さらに、いつもと違う商品の担当に回されたこともある。同じメーカーの売れ線ではない商品の担当に回されたのだ。報復だと思ったけれど、彼は平然と「小川を修業に出した」などと言っている。
今こうやって振り返ってみれば、当時の私は追い詰められていたとわかる。でも当時は、追い詰められていることすらわからないほど混乱していた。私が積極的におかしな行動をしたわけじゃないはずだ。なんでこんな理不尽な目に遭うのだろうか。でもあのまま拒否しなかったらどうなっていたのだろう。それまで信じていた世界が崩れていく感覚が確かにあった。

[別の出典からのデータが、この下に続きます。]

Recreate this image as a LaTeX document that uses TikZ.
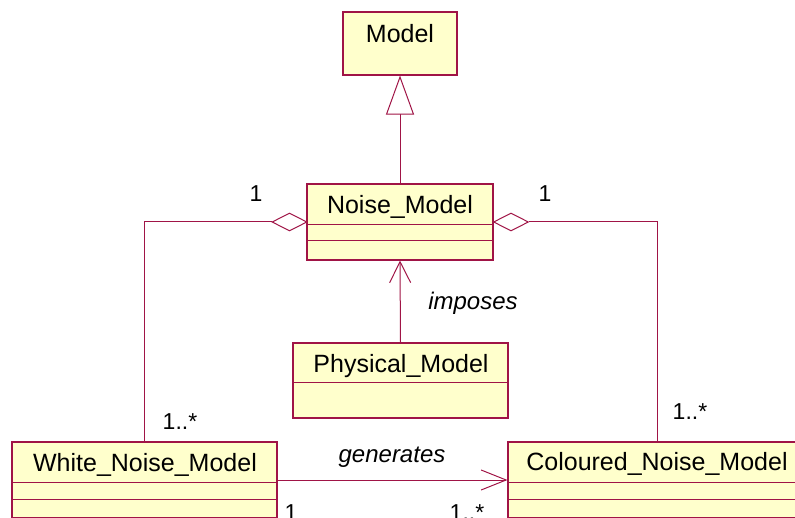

初めて見知らぬ相手から電車内で痴漢されたときも世界が変わってしまったと感じたけれど、作りあげられた関係性の中で知り合いからこんな抑圧を受けるという事実もまた私の世界観を変えた。彼は完全に自分が正しいかのように振る舞っていた。彼を不快な気持ちにさせた私がおかしい。私でさえ、そう思わされそうになった。
泣きながら訴えたが…最高責任者のありえない態度
私でさえそうなのだから、彼に近しい人はなおさらだ。
バイトを辞めるとき、私は何もしなかったわけではない。彼から受けた行為を訴えようとした。
売り子を管理するのがチェッカーだが、そのチェッカーたちのさらに上司として50代ぐらいのおじさんがいた。たしかメーカーの社員だったのだと思う。いつも怖い顔をしていて、売り子ともチェッカーとも打ち解けてはいなかった。私をバイトから追い出そうとしている彼とも、仲よくなかったどころか、むしろ敵対している雰囲気すらあった。
けれど、私が泣きながら話をしたとき、現場で最高責任者であるおじさんは、一切私の話に聞く耳を持たなかった。私の訴えは「チェッカーの恋愛沙汰で売り子がまたゴネている」、そのようなストーリーに当てはめられ、3分で話が終わった。
あんなに自分の無力さを感じたことはない。一応その場に呼び出された彼は、不機嫌な表情をしているだけで、何の釈明もせずに許された。
絶望的なのは、彼らに悪気があったわけではないことだ。彼らはそれがまっとうな仕事だと信じていた。自分たちの職場、明るく元気な売り子たちと責任感あるチェッカーたちの間には色恋沙汰はあってもセクハラなんてあるわけがないのだと。事実を覆い隠した罪悪感もなく、平凡で一般的な50代男性は私の訴えを排除した。
おじさんは自分より20歳以上年下のチェッカーを守ったことを誇らしくさえ思っているように見えた。私を「売り場を変えられたのは報復人事だと思い込んでいる愚かで感情的な若い女」という枠にはめることで、彼とおじさんは初めて団結したのだと思った。
私はバイト先の友人たちに、ほとんど説明することもなく去った。説明すればするほど自分が傷つくことが明らかだったからだ。
「世の中とはこういうもの。私が日頃から周囲とコミュニケーションがとれておらず、相談できる相手もいなかったのが悪い。責任者を信用させる話し方ができなかった私も悪いのだ。学生とはいえ成人しているのだし、そのぐらいの身のこなしをつけておかなければならなかった。社会に出る前にこのような理不尽を知っておけてよかったのではないか」
そのように考えるのは、むしろ楽なことだった。でも私はその安易な考えに逃げ込むことを拒否した。どうしても受け入れられなかった。痛みを痛みのまま、持ち続けた。
※この記事で説明されている歩合などのシステムは、筆者が実際に売り子として働いていた当時(1990年代後半〜2000年代初めの頃)の内容です。